What Wi-Fi 6 Specifically Adds

Wi-Fi 6 (802.11ax) introduced four features that matter specifically for smart homes:

OFDMA (Orthogonal Frequency Division Multiple Access). Lets the access point talk to multiple devices simultaneously instead of round-robin, which is the technical fix for “many small low-bandwidth clients” — i.e. the smart-home traffic profile.

Target Wake Time (TWT). Battery-powered IoT devices (sensors, locks, doorbells) negotiate scheduled wake-ups with the access point, dropping power consumption by 30-60% and improving battery life by months.

Higher client capacity.

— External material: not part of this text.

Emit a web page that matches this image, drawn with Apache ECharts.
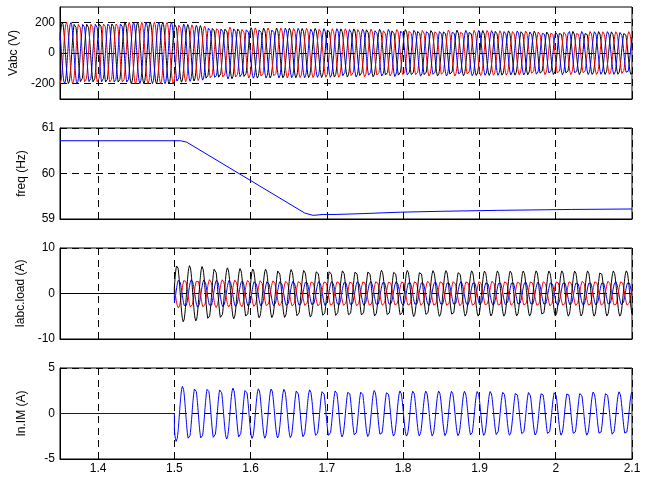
<!DOCTYPE html>
<html>
<head>
<meta charset="utf-8">
<script src="https://cdn.jsdelivr.net/npm/echarts@6/dist/echarts.min.js"></script>
<style>
  html, body { margin: 0; background: #fff; }
  #main { width: 650px; height: 477px; }
</style>
</head>
<body>
<div id="main"></div>
<script>
// Zaman ekseni (s)
const timeMin = 1.35;
const timeMax = 2.1;
const timeTicks = [1.4, 1.5, 1.6, 1.7, 1.8, 1.9, 2, 2.1];

// freq (Hz) - resimden okunan kırılma noktaları
const freqTime  = [1.35, 1.508, 1.516, 1.671, 1.682, 1.695, 1.712, 1.75, 1.796, 1.852, 1.924, 2.021, 2.1];
const freqValue = [60.72, 60.72, 60.69, 59.13, 59.08, 59.10, 59.10, 59.12, 59.15, 59.17, 59.19, 59.21, 59.22];

// Vabc (V) - tepe genlik zarfı
const vabcTime = [1.35, 1.5, 1.51, 1.55, 1.6, 1.7, 1.8, 1.9, 2.0, 2.1];
const vabcAmp  = [200, 200, 190, 172, 165, 160, 155, 148, 143, 140];
const vabcPeak = { a: 1.3530, b: 1.3586, c: 1.3642 };   // ilk tepe anları

// Iabc.load (A) - yük akımı, 1.5 s'de devreye giriyor
const loadOn = 1.5;
const loadTime  = [1.5, 1.505, 1.55, 1.6, 1.7, 1.9, 2.1];
const loadBlack = [6.3, 6.3, 5.8, 5.4, 5.2, 5.0, 5.0];
const loadBlue  = [3.1, 3.1, 3.0, 2.8, 2.7, 2.6, 2.6];
const loadRed   = [3.2, 3.2, 3.1, 2.9, 2.8, 2.8, 2.8];
const loadPeak  = { black: 1.5035, blue: 1.5060, red: 1.5135 };

// In.IM (A)
const imTime = [1.5, 1.52, 1.6, 1.7, 1.8, 1.9, 2.0, 2.1];
const imAmp  = [3.1, 2.9, 2.75, 2.6, 2.5, 2.45, 2.4, 2.4];
const imPeak = 1.5107;

// Yardımcılar
function lerp(xs, ys, t) {
    if (t <= xs[0]) return ys[0];
    for (let i = 1; i < xs.length; i++) {
        if (t <= xs[i]) {
            const k = (t - xs[i - 1]) / (xs[i] - xs[i - 1]);
            return ys[i - 1] + k * (ys[i] - ys[i - 1]);
        }
    }
    return ys[ys.length - 1];
}

// Faz: frekans eğrisinden periyot sayısı
const dt = 0.00025;
const times = [], cycles = [];
let c = 0;
for (let i = 0; timeMin + i * dt <= timeMax + 1e-9; i++) {
    const t = timeMin + i * dt;
    times.push(t);
    cycles.push(c);
    c += lerp(freqTime, freqValue, t) * dt;
}
function cyclesAt(t) {
    const i = Math.min(times.length - 1, Math.max(0, Math.round((t - timeMin) / dt)));
    return cycles[i];
}

function wave(envT, envA, tPeak, tOn) {
    const cp = cyclesAt(tPeak);
    const out = [];
    if (tOn) out.push([timeMin, 0], [tOn, 0]);
    times.forEach((t, i) => {
        if (tOn && t < tOn) return;
        const v = lerp(envT, envA, t) * Math.cos(2 * Math.PI * (cycles[i] - cp));
        out.push([+t.toFixed(5), +v.toFixed(3)]);
    });
    return out;
}

const freqData = freqTime.map((t, i) => [t, freqValue[i]]);

// Stil
const FONT = 'Liberation Sans';
const dashGrid = { show: true, lineStyle: { color: '#000', width: 1, type: [7, 5] } };

const grids = [
    { top: 7,   height: 92 },
    { top: 128, height: 91 },
    { top: 248, height: 91 },
    { top: 368, height: 91 }
].map(g => Object.assign({ left: 60, right: 18, show: true, borderColor: '#000', borderWidth: 1, containLabel: false }, g));

function xAxis(idx, labels) {
    return {
        type: 'value', gridIndex: idx, min: timeMin, max: timeMax,
        axisLine: { show: true, onZero: false, lineStyle: { color: '#000' } },
        axisTick: { show: true, inside: true, length: 4, customValues: timeTicks, lineStyle: { color: '#000' } },
        axisLabel: { show: labels, customValues: timeTicks, color: '#000', fontFamily: FONT, fontSize: 12, margin: 4 },
        splitLine: dashGrid
    };
}
function yAxis(idx, name, min, max, ticks) {
    return {
        type: 'value', gridIndex: idx, min: min, max: max,
        name: name, nameLocation: 'middle', nameGap: 32, nameRotate: 90,
        nameTextStyle: { color: '#000', fontFamily: FONT, fontSize: 12 },
        axisLine: { show: true, onZero: false, lineStyle: { color: '#000' } },
        axisTick: { show: true, inside: true, length: 4, customValues: ticks, lineStyle: { color: '#000' } },
        axisLabel: { customValues: ticks, color: '#000', fontFamily: FONT, fontSize: 12, margin: 5 },
        splitLine: dashGrid
    };
}

function line(idx, color, data) {
    return {
        type: 'line', xAxisIndex: idx, yAxisIndex: idx, data: data,
        showSymbol: false, symbol: 'none', silent: true,
        lineStyle: { color: color, width: 1 }
    };
}

const chart = echarts.init(document.getElementById('main'));
chart.setOption({
    animation: false,
    backgroundColor: '#fff',
    grid: grids,
    xAxis: [xAxis(0, false), xAxis(1, false), xAxis(2, false), xAxis(3, true)],
    yAxis: [
        yAxis(0, 'Vabc (V)', -300, 300, [-200, 0, 200]),
        yAxis(1, 'freq (Hz)', 59, 61, [59, 60, 61]),
        yAxis(2, 'Iabc.load (A)', -10, 10, [-10, 0, 10]),
        yAxis(3, 'In.IM (A)', -5, 5, [-5, 0, 5])
    ],
    series: [
        line(0, '#000000', wave(vabcTime, vabcAmp, vabcPeak.a)),
        line(0, '#ff0000', wave(vabcTime, vabcAmp, vabcPeak.b)),
        line(0, '#0000ff', wave(vabcTime, vabcAmp, vabcPeak.c)),
        line(1, '#0000ff', freqData),
        line(2, '#0000ff', wave(loadTime, loadBlue, loadPeak.blue, loadOn)),
        line(2, '#ff0000', wave(loadTime, loadRed, loadPeak.red, loadOn)),
        line(2, '#000000', wave(loadTime, loadBlack, loadPeak.black, loadOn)),
        line(3, '#0000ff', wave(imTime, imAmp, imPeak, loadOn))
    ]
});
</script>
</body>
</html>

Wi-Fi 6 access points routinely support 100+ simultaneous clients per node versus 30-40 for Wi-Fi 5. A 3-node mesh handles 300+ clients, which is overhead even for a heavy smart-home.

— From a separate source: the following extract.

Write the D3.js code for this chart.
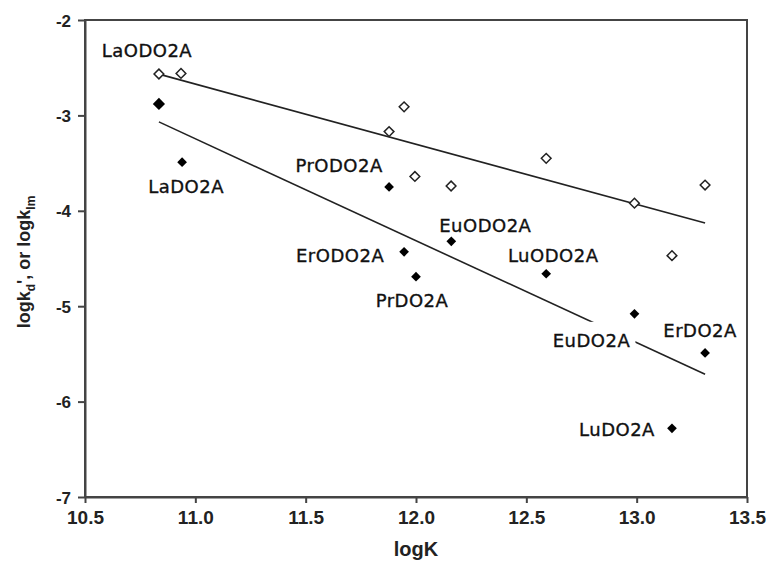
<!DOCTYPE html>
<html>
<head>
<meta charset="utf-8">
<script src="https://cdn.jsdelivr.net/npm/d3@7"></script>
<style>
  body { margin: 0; background: #fff; }
  svg { display: block; }
</style>
</head>
<body>
<svg id="chart"></svg>
<script>
// logK values and rate constants
var openX  = [10.835, 10.935, 11.946, 11.878, 11.995, 12.159, 12.59, 12.99, 13.31, 13.16];
var openY  = [-2.566, -2.56, -2.91, -3.17, -3.64, -3.74, -3.45, -3.92, -3.73, -4.47];
var fillX  = [10.835, 10.94, 11.878, 12.16, 11.946, 12.0, 12.59, 12.99, 13.31, 13.16];
var fillY  = [-2.88, -3.49, -3.75, -4.32, -4.43, -4.69, -4.66, -5.08, -5.49, -6.28];
var fillNames = ["LaODO2A", "LaDO2A", "PrODO2A", "EuODO2A", "ErODO2A", "PrDO2A", "LuODO2A", "EuDO2A", "ErDO2A", "LuDO2A"];
var xTicks = [10.5, 11.0, 11.5, 12.0, 12.5, 13.0, 13.5];
var yTicks = [-2, -3, -4, -5, -6, -7];

// label placement (pixels from the point: centre x, baseline y)
var labelOffsets = [[-12, -47], [4, 31], [-50, -15], [34, -9], [-64, 10], [-4, 30], [7, -12], [-43, 33], [-5, -16], [-55, 8]];

var width = 766, height = 562;
var margin = {left: 85, top: 20, right: 19, bottom: 65};
var w = width - margin.left - margin.right,
    h = height - margin.top - margin.bottom;

var svg = d3.select("#chart").attr("width", width).attr("height", height);
var g = svg.append("g").attr("transform", "translate(" + margin.left + "," + margin.top + ")");

var x = d3.scaleLinear().domain([10.5, 13.5]).range([0, w]);
var y = d3.scaleLinear().domain([-7, -2]).range([h, 0]);

// least squares line through a series
function fit(xs, ys){
    var mx = d3.mean(xs), my = d3.mean(ys);
    var sxy = 0, sxx = 0;
    xs.forEach(function(v, i){
        sxy += (v - mx) * (ys[i] - my);
        sxx += (v - mx) * (v - mx);
    });
    var b = sxy / sxx, a = my - b * mx;
    var x0 = d3.min(xs), x1 = d3.max(xs);
    return [[x0, a + b * x0], [x1, a + b * x1]];
}

var line = d3.line().x(function(d){ return x(d[0]); }).y(function(d){ return y(d[1]); });

[fit(openX, openY), fit(fillX, fillY)].forEach(function(seg){
    g.append("path")
        .attr("d", line(seg))
        .attr("fill", "none")
        .attr("stroke", "#222")
        .attr("stroke-width", 1.6);
});

// frame
g.append("rect")
    .attr("width", w).attr("height", h)
    .attr("fill", "none")
    .attr("stroke", "#444")
    .attr("stroke-width", 2);

// axes
var xAxis = g.append("g")
    .attr("transform", "translate(0," + h + ")")
    .call(d3.axisBottom(x).tickValues(xTicks).tickFormat(d3.format(".1f")).tickSize(6).tickSizeOuter(0));
var yAxis = g.append("g")
    .call(d3.axisLeft(y).tickValues(yTicks).tickFormat(function(d){ return String(d); }).tickSize(7).tickSizeOuter(0));

[xAxis, yAxis].forEach(function(ax){
    ax.select(".domain").attr("stroke", "#444").attr("stroke-width", 2);
    ax.selectAll(".tick line").attr("stroke", "#444").attr("stroke-width", 2);
    ax.selectAll(".tick text")
        .attr("fill", "#222")
        .style("font-family", "'Liberation Sans', Arial, sans-serif")
        .style("font-weight", "bold");
});
xAxis.selectAll(".tick text").style("font-size", "19px").attr("dy", "0.95em").attr("y", 9);
yAxis.selectAll(".tick text").style("font-size", "17px").attr("x", -14).attr("dy", "0.36em");

// axis titles
svg.append("text")
    .attr("x", 416).attr("y", 556)
    .attr("text-anchor", "middle")
    .style("font-family", "'Liberation Sans', Arial, sans-serif")
    .style("font-weight", "bold")
    .style("font-size", "20px")
    .attr("fill", "#222")
    .text("logK");

var yt = svg.append("text")
    .attr("transform", "translate(30,262) rotate(-90)")
    .attr("text-anchor", "middle")
    .style("font-family", "'Liberation Sans', Arial, sans-serif")
    .style("font-weight", "bold")
    .style("font-size", "18px")
    .attr("fill", "#222");
yt.append("tspan").text("logk");
yt.append("tspan").attr("dy", 5).style("font-size", "12px").text("d");
yt.append("tspan").attr("dy", -5).text("', or logk");
yt.append("tspan").attr("dy", 5).style("font-size", "12px").text("lm");

// labels for the filled series
var labels = g.selectAll(".lbl")
    .data(fillNames)
    .enter().append("g")
    .attr("class", "lbl")
    .attr("transform", function(d, i){
        return "translate(" + (x(fillX[i]) + labelOffsets[i][0]) + "," + (y(fillY[i]) + labelOffsets[i][1]) + ")";
    });
labels.append("rect").attr("fill", "#fff");
labels.append("text")
    .attr("text-anchor", "middle")
    .style("font-family", "'DejaVu Sans', Verdana, sans-serif")
    .style("font-size", "18px")
    .style("letter-spacing", "0.5px")
    .attr("fill", "#111")
    .attr("stroke", "#111")
    .attr("stroke-width", 0.35)
    .text(function(d){ return d; });
labels.each(function(){
    var t = d3.select(this).select("text").node().getBBox();
    d3.select(this).select("rect")
        .attr("x", t.x - 3).attr("y", t.y - 8)
        .attr("width", t.width + 8).attr("height", t.height + 8);
});

// markers
var diamond = d3.symbol().type(d3.symbolDiamond2);

g.selectAll(".open")
    .data(openX)
    .enter().append("path")
    .attr("class", "open")
    .attr("transform", function(d, i){ return "translate(" + x(d) + "," + y(openY[i]) + ")"; })
    .attr("d", diamond.size(60)())
    .attr("fill", "#fff")
    .attr("stroke", "#222")
    .attr("stroke-width", 1.5);

g.selectAll(".filled")
    .data(fillX)
    .enter().append("path")
    .attr("class", "filled")
    .attr("transform", function(d, i){ return "translate(" + x(d) + "," + y(fillY[i]) + ")"; })
    .attr("d", function(d, i){ return diamond.size(i == 0 ? 95 : 60)(); })
    .attr("fill", "#000");
</script>
</body>
</html>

1024-QAM modulation. 25% higher peak throughput per channel for modern phones and laptops, which keeps mesh backhaul fast even with mid-range nodes.

Network diagram on a tablet showing tri-band mesh with Wi-Fi 6 access points and IoT devices
Modern smart homes routinely run 40-80 wireless clients. OFDMA in Wi-Fi 6 is what makes that scale practical without halving everyone’s throughput.

Mesh Topology: Why Tri-Band with Wired Backhaul Wins

The single biggest differentiator between $150 mesh kits and $450 mesh kits is what handles the inter-node traffic (“backhaul”). Three options:

Wireless backhaul on the same band as clients. Cheapest, worst — you halve throughput at every hop, same as a range extender.

Wireless backhaul on a dedicated band (tri-band). The middle tier. Adds a third radio specifically for inter-node communication; clients get the full bandwidth on the user-facing bands. Tri-band mesh kits start around $300-$400 for 3 nodes.

Wired backhaul (ethernet between nodes). Best. Full backhaul throughput, no airtime contention, lowest latency. Requires running a single Cat6 cable between mesh nodes — usually possible if you have a basement or attic, harder in single-story slab-foundation homes.

If you can run ethernet to even one of the satellite nodes, do it. Wired backhaul on a dual-band mesh outperforms wireless backhaul on a tri-band mesh. The configuration is automatic on every modern mesh system — plug ethernet between two nodes and they detect the wired link.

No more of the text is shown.